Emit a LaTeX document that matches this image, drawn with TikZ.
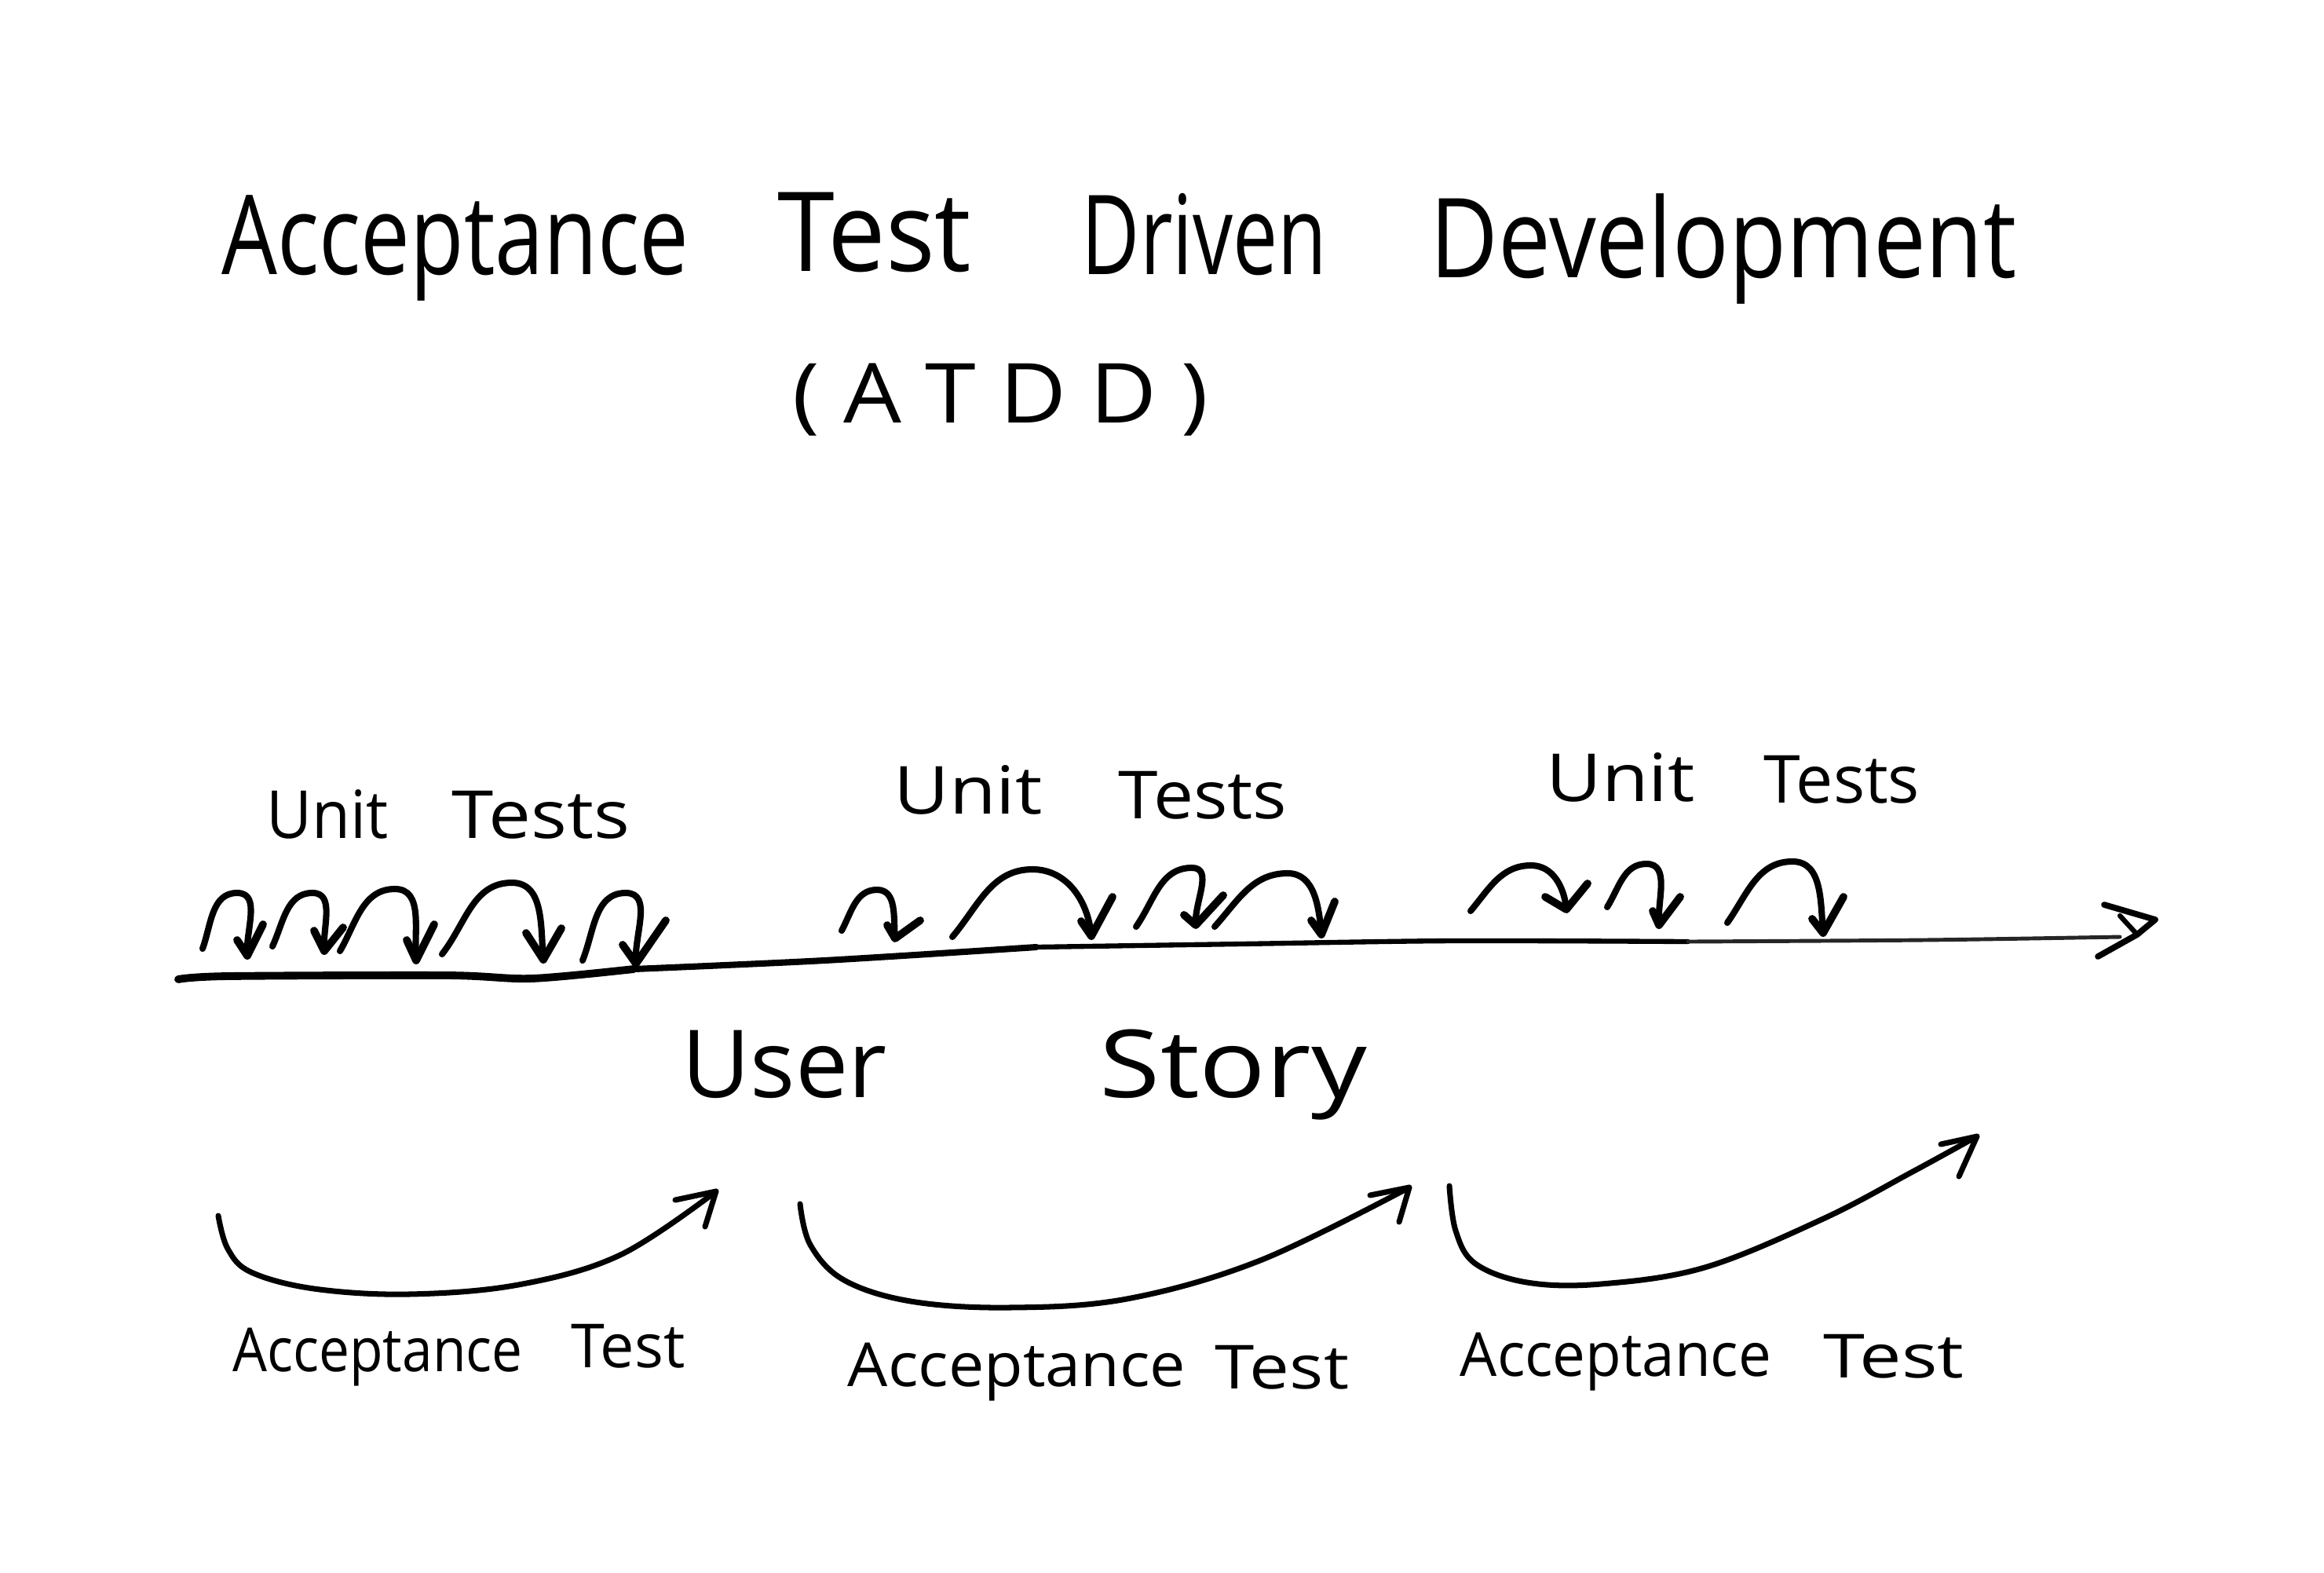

---

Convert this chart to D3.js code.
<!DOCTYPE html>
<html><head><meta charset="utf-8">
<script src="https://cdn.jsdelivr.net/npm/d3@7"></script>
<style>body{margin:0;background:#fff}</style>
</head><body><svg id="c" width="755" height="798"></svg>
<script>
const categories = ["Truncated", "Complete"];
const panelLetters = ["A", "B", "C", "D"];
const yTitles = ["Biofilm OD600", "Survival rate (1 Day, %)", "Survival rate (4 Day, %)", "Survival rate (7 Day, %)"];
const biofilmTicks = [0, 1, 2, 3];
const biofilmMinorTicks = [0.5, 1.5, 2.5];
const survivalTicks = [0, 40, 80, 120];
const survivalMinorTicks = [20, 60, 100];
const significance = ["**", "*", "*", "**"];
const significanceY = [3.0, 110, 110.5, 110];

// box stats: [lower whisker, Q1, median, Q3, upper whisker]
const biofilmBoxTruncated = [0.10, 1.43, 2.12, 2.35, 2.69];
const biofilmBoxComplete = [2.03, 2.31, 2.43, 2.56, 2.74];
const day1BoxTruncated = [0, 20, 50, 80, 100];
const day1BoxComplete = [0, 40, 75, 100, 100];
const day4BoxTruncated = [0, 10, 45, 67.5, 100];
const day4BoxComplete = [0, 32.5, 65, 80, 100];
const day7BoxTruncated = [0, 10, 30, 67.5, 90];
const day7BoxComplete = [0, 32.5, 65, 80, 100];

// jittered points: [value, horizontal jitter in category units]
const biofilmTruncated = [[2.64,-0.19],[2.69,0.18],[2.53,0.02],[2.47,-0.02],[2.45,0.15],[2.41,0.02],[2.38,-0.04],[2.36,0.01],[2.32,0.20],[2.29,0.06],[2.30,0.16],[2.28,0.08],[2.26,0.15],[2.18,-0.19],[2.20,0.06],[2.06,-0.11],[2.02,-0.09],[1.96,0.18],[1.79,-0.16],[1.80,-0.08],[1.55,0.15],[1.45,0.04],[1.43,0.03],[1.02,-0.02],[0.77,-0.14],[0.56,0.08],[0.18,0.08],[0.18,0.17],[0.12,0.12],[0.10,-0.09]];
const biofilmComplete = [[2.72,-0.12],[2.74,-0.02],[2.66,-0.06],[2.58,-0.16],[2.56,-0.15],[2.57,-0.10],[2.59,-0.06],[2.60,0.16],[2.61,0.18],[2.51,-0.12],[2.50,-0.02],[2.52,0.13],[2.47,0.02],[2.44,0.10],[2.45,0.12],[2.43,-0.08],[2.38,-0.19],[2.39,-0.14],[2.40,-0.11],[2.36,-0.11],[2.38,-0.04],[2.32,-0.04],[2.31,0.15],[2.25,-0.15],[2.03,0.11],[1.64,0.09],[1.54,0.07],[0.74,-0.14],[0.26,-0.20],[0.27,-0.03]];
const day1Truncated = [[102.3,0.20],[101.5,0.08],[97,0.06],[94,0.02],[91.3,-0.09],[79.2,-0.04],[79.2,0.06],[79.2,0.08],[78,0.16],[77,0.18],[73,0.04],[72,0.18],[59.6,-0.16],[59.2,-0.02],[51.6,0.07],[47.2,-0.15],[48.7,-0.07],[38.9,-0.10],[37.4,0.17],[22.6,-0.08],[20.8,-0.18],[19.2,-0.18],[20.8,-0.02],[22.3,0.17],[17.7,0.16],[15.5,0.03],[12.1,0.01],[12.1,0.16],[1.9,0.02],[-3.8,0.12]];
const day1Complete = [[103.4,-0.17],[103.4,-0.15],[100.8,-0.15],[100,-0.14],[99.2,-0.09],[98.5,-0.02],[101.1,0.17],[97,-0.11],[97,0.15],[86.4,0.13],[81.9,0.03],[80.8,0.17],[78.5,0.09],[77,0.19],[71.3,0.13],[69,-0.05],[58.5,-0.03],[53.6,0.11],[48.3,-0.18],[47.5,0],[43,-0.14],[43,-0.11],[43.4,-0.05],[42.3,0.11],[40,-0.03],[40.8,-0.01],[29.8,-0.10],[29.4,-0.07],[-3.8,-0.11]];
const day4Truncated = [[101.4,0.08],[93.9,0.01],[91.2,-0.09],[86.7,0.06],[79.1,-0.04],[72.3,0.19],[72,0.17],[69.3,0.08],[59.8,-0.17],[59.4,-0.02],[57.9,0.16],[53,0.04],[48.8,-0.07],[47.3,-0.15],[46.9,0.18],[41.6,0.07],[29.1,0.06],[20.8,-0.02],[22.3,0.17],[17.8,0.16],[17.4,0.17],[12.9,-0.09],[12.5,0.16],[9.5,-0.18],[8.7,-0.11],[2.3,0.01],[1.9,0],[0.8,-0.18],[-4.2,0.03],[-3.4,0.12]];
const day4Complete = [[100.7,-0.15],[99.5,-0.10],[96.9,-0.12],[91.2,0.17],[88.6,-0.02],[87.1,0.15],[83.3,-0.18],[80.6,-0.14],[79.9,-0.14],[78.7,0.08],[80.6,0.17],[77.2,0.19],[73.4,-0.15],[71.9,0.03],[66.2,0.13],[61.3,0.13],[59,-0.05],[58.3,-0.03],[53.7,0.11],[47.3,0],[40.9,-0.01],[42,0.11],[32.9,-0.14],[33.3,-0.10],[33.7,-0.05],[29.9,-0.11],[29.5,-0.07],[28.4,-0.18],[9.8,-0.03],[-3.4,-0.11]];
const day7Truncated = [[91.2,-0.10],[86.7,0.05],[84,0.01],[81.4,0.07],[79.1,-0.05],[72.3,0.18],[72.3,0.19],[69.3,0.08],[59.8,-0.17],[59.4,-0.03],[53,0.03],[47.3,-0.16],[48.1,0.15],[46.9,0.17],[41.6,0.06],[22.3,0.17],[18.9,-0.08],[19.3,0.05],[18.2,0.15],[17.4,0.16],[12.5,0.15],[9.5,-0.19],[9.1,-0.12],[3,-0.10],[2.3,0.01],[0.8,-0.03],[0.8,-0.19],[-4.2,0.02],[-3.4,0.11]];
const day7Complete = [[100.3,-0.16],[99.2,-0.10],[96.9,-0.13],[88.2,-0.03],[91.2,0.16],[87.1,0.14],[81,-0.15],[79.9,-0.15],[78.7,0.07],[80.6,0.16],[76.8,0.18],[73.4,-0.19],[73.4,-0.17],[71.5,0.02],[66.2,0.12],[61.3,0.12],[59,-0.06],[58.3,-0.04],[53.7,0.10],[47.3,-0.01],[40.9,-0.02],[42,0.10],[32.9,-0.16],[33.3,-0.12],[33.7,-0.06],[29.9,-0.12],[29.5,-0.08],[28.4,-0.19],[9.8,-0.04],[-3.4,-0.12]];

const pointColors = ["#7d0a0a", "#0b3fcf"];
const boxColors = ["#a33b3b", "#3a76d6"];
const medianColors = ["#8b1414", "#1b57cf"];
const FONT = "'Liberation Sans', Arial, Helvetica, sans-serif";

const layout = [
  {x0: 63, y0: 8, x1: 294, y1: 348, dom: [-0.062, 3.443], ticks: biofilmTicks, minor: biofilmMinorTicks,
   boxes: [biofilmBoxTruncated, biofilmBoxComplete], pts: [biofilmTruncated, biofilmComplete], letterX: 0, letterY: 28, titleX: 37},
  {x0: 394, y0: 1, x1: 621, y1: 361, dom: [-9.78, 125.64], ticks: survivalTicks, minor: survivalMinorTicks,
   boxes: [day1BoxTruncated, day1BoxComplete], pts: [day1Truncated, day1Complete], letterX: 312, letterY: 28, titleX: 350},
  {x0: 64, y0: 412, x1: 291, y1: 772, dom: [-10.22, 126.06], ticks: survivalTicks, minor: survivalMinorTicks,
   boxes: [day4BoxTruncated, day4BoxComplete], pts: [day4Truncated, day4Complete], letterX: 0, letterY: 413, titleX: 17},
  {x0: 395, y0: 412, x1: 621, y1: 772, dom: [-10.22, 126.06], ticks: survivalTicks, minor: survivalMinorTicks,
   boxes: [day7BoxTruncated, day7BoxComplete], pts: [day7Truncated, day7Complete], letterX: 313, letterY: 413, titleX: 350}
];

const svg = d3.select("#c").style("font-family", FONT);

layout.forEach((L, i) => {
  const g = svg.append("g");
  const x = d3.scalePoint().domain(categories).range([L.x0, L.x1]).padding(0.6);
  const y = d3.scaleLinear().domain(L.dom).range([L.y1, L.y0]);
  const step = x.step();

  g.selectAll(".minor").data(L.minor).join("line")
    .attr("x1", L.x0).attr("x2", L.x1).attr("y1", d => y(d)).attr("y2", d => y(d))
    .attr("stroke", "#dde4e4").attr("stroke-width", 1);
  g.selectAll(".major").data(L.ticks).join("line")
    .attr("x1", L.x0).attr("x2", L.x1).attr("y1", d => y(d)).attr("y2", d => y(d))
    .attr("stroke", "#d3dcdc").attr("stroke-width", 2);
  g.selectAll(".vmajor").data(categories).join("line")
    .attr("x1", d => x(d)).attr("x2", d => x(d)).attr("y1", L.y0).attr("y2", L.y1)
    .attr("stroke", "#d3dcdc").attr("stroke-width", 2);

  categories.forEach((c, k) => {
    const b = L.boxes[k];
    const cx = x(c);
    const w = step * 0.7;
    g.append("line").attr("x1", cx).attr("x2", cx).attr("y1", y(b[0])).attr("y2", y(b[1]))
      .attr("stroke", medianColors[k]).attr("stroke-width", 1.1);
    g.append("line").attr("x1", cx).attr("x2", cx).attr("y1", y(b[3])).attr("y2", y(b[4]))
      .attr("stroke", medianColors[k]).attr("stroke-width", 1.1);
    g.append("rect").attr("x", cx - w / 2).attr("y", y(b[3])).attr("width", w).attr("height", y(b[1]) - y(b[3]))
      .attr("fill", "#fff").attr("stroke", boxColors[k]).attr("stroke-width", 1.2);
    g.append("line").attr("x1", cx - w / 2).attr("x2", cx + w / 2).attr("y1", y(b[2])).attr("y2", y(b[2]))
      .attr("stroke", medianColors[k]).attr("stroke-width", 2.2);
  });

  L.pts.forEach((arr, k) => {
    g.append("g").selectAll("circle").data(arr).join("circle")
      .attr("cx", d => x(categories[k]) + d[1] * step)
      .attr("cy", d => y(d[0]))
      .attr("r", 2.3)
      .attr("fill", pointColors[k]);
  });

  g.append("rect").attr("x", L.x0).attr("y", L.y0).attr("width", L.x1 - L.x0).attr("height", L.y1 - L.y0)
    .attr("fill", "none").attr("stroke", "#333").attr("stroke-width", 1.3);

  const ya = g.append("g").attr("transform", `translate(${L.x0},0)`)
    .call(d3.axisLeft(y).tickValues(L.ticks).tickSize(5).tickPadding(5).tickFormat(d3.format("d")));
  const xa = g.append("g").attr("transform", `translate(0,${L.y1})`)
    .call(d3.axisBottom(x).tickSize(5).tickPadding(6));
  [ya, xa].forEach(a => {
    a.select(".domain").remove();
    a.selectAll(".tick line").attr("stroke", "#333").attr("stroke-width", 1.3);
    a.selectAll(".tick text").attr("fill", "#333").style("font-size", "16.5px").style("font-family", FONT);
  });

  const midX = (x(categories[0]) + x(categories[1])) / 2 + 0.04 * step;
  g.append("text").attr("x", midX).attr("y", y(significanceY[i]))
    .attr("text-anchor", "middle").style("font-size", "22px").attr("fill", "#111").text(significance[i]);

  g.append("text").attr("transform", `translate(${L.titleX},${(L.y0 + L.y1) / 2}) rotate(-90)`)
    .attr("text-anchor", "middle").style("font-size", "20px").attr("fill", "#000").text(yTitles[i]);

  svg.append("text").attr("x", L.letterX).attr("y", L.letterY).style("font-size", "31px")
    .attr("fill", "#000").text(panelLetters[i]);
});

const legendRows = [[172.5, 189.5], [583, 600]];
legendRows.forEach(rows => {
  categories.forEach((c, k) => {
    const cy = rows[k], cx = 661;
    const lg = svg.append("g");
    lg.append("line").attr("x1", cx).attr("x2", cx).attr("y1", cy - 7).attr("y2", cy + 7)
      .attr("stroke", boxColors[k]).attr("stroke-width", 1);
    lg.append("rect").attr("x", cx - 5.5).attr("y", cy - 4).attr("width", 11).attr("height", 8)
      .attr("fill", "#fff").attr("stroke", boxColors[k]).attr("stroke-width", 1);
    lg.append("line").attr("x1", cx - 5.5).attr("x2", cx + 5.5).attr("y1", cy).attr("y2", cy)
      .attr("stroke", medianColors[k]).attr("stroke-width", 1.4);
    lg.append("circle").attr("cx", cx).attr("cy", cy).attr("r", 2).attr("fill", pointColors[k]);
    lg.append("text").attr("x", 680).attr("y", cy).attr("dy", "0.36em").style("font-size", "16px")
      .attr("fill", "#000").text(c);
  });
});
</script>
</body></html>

SHORT PROBLEM
Copy out every line from the data above that has "this" in it.

CORRECT ANSWER
Emit a LaTeX document that matches this image, drawn with TikZ.
Convert this chart to D3.js code.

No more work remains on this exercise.